My lips parted on a gasp when he pulled me suddenly against his chest. His eyes traced my cupid’s bow before he blinked, nodding down at my feet. A discarded gym bag and a pair of sneakers lay heaped in a pile inside the door, right where I’d nearly stepped.
“Nice save,” I whispered. His hand curved around my hip. We were just inches from each other in the dim doorway. Private , he’d said. “Is the rest of your place this dangerous?”
“Hope not.” His fingers slid across the fabric of my dress, like they had to be convinced to let go. I caught my breath when he turned to lead me up a few steps into his living room. Despite his concern, it wasn’t a disaster. There were a few odds and ends scattered around. A Kindle rested on the table. A t-shirt draped across the back of a chair.

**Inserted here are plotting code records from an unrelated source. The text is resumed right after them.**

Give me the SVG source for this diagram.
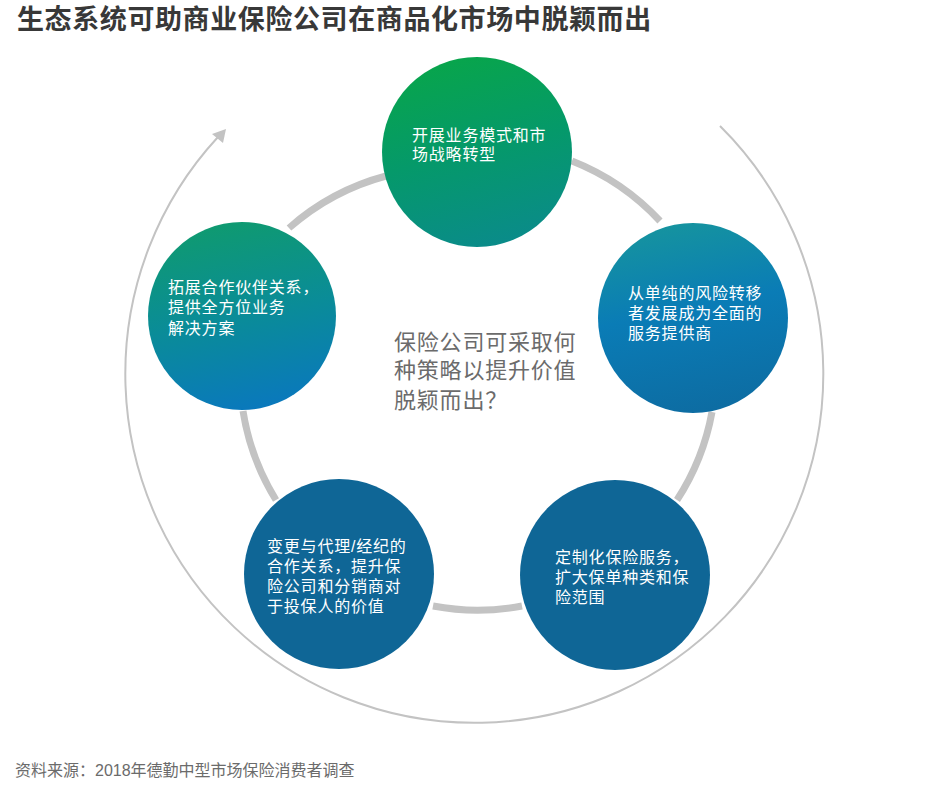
<svg xmlns="http://www.w3.org/2000/svg" width="939" height="789" viewBox="0 0 939 789">
<style>
text{font-family:"Liberation Sans","Noto Sans CJK SC",sans-serif}
.title{font-size:27px;font-weight:bold;fill:#383838;letter-spacing:0.6px}
.lbl{font-size:16px;fill:#ffffff;letter-spacing:0.8px}
.center{font-size:22px;fill:#6b6b6b;letter-spacing:0.8px}
.src{font-size:16px;fill:#6b6b6b}
.conn{fill:none;stroke:#c3c3c3;stroke-width:7}
.ring{fill:none;stroke:#c3c3c3;stroke-width:2}
</style>
<defs>
<linearGradient id="gTop" x1="0.35" y1="0" x2="0.6" y2="1">
<stop offset="0" stop-color="#08a54b"/>
<stop offset="0.5" stop-color="#05996a"/>
<stop offset="1" stop-color="#0a8b8a"/>
</linearGradient>
<linearGradient id="gRight" x1="0.4" y1="0" x2="0.6" y2="1">
<stop offset="0" stop-color="#15939f"/>
<stop offset="0.45" stop-color="#0a7cb6"/>
<stop offset="1" stop-color="#0d6ca2"/>
</linearGradient>
<linearGradient id="gLeft" x1="0.4" y1="0" x2="0.6" y2="1">
<stop offset="0" stop-color="#0f9a70"/>
<stop offset="0.5" stop-color="#0a8c98"/>
<stop offset="1" stop-color="#0a78bd"/>
</linearGradient>
</defs>
<rect width="939" height="789" fill="#ffffff"/>
<text class="title" x="17" y="29">生态系统可助商业保险公司在商品化市场中脱颖而出</text>
<g id="connectors">
<path class="ring" d="M 720 126 A 349 349 0 1 1 218 137"/>
<polygon points="226,129 212,134 223,143" fill="#c3c3c3"/>
<path class="conn" d="M 289 228 A 240 240 0 0 1 386 176"/>
<path class="conn" d="M 572 161 A 240 240 0 0 1 660 221"/>
<path class="conn" d="M 712 412 A 240 240 0 0 1 677 500"/>
<path class="conn" d="M 522 606 A 240 240 0 0 1 433 606"/>
<path class="conn" d="M 276 500 A 240 240 0 0 1 243 411"/>
</g>
<g id="node-top">
<circle cx="477" cy="152" r="95" fill="url(#gTop)"/>
<text class="lbl" x="412" y="141">开展业务模式和市</text>
<text class="lbl" x="412" y="159.5">场战略转型</text>
</g>
<g id="node-right">
<circle cx="693" cy="318" r="95" fill="url(#gRight)"/>
<text class="lbl" x="628" y="299">从单纯的风险转移</text>
<text class="lbl" x="628" y="319">者发展成为全面的</text>
<text class="lbl" x="628" y="339">服务提供商</text>
</g>
<g id="node-bottom-right">
<circle cx="615" cy="575" r="95" fill="#0f6696"/>
<text class="lbl" x="555" y="562.5">定制化保险服务，</text>
<text class="lbl" x="555" y="582.5">扩大保单种类和保</text>
<text class="lbl" x="555" y="602.5">险范围</text>
</g>
<g id="node-bottom-left">
<circle cx="339" cy="574" r="95" fill="#0f6696"/>
<text class="lbl" x="267" y="552">变更与代理/经纪的</text>
<text class="lbl" x="267" y="572">合作关系，提升保</text>
<text class="lbl" x="267" y="592">险公司和分销商对</text>
<text class="lbl" x="267" y="612">于投保人的价值</text>
</g>
<g id="node-left">
<circle cx="242" cy="316" r="94" fill="url(#gLeft)"/>
<text class="lbl" x="168" y="292.5">拓展合作伙伴关系，</text>
<text class="lbl" x="168" y="313">提供全方位业务</text>
<text class="lbl" x="168" y="333.5">解决方案</text>
</g>
<g id="center-question">
<text class="center" x="394" y="349.5">保险公司可采取何</text>
<text class="center" x="394" y="378">种策略以提升价值</text>
<text class="center" x="394" y="408">脱颖而出？</text>
</g>
<text class="src" x="15" y="775.5">资料来源：2018年德勤中型市场保险消费者调查</text>
</svg>
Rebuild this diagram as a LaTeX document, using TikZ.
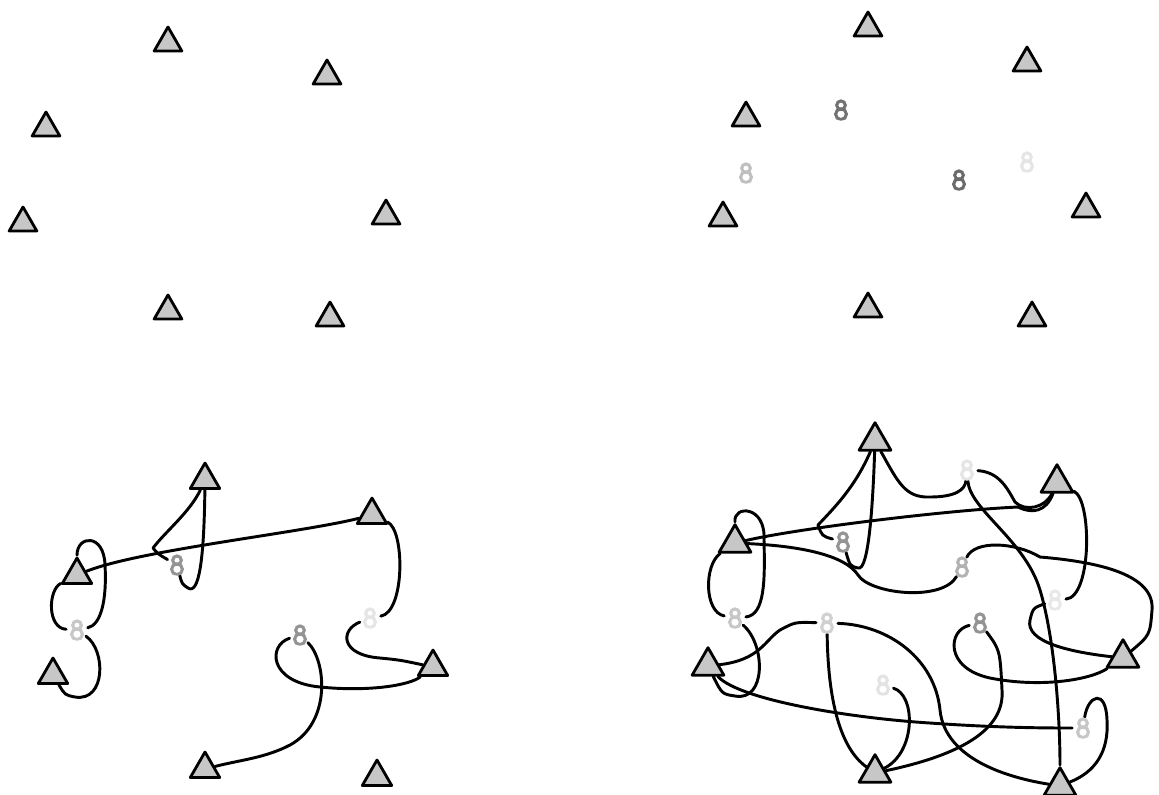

But he didn’t have to worry about any of that. The other side of the room beckoned me through an open kitchen with a small breakfast table. And beyond…
“Holy crap.” I stumbled towards the sliding glass doors.
“Holy crap? That’s practically an F-bomb coming from you.”
“It’s…you have…Holy crap.” He slid the door open so I could step out onto the covered porch. Sam possessed that mythical urban dream: outdoor space . Like many houses in Chicago, the back held a private garden area away from the street. But Reese’s little garden area was extra special. The porch held a massive picnic table and grill, surrounded by gorgeously blooming flower beds. A little gate opened into a courtyard roughly the size of a tennis court. Sunlight reflected off the bright green grass. For Chicago standards, it was ginormous.
Sam muttered something about drinks and disappeared behind the sliding door. I took the opportunity to gape. Townhomes like Sam’s surrounded the courtyard. I counted eight little gardens in all. Eight little porches and gates, all overlooking their own miniature park.
“This is amazing.” I felt like Alice falling down the rabbit hole. True, I hadn’t exactly noticed any of the houses’ exteriors, but I also didn’t know anything like this existed within a few minutes’ drive from the hospital.
“Mostly my mother’s doing.”
Sam set a bag of chips and two glasses of water on the table before rummaging in a mini fridge next to the grill.
“Your mother?”
I sank into the chair he pulled away from the table, accepting the beer he offered. I held it steady while he popped the top off. Our fingers overlapped on the bottleneck. Warm.
“She’s a gardener. Started with Conner’s, moved to mine. Now she knows everyone in the units and does all the beds.”
“Conner lives here?” I grasped onto the information like a lifeline. Anything to keep pulling my attention away from the fact that Nate and Katie had just dropped an A-bomb on my life and I wasn’t sure what to do about it except cry. Future Lainey problem , I reminded myself.
Sam tipped his bottle to a unit across the yard. I spotted a child’s soccer goal resting against their gate. “I didn’t know Conner had a kid!” I called after him as he disappeared into his kitchen again.
“One and a half. His wife is due in a few weeks.” A container of guacamole and a bowl of mixed nuts joined the chips on the table. He was taking the white knight thing pretty seriously.
“I guess I don’t know much about them. Your brothers, I mean. Or, your family.” You , I thought. “It feels unfair. You know about my parents. And now about my tragic backstory.”
“What do you want to know?”
The glass bottle made a satisfying thud as it landed on the teak table. I tented my fingers in front of my face. This was the distraction I needed. “Everything.”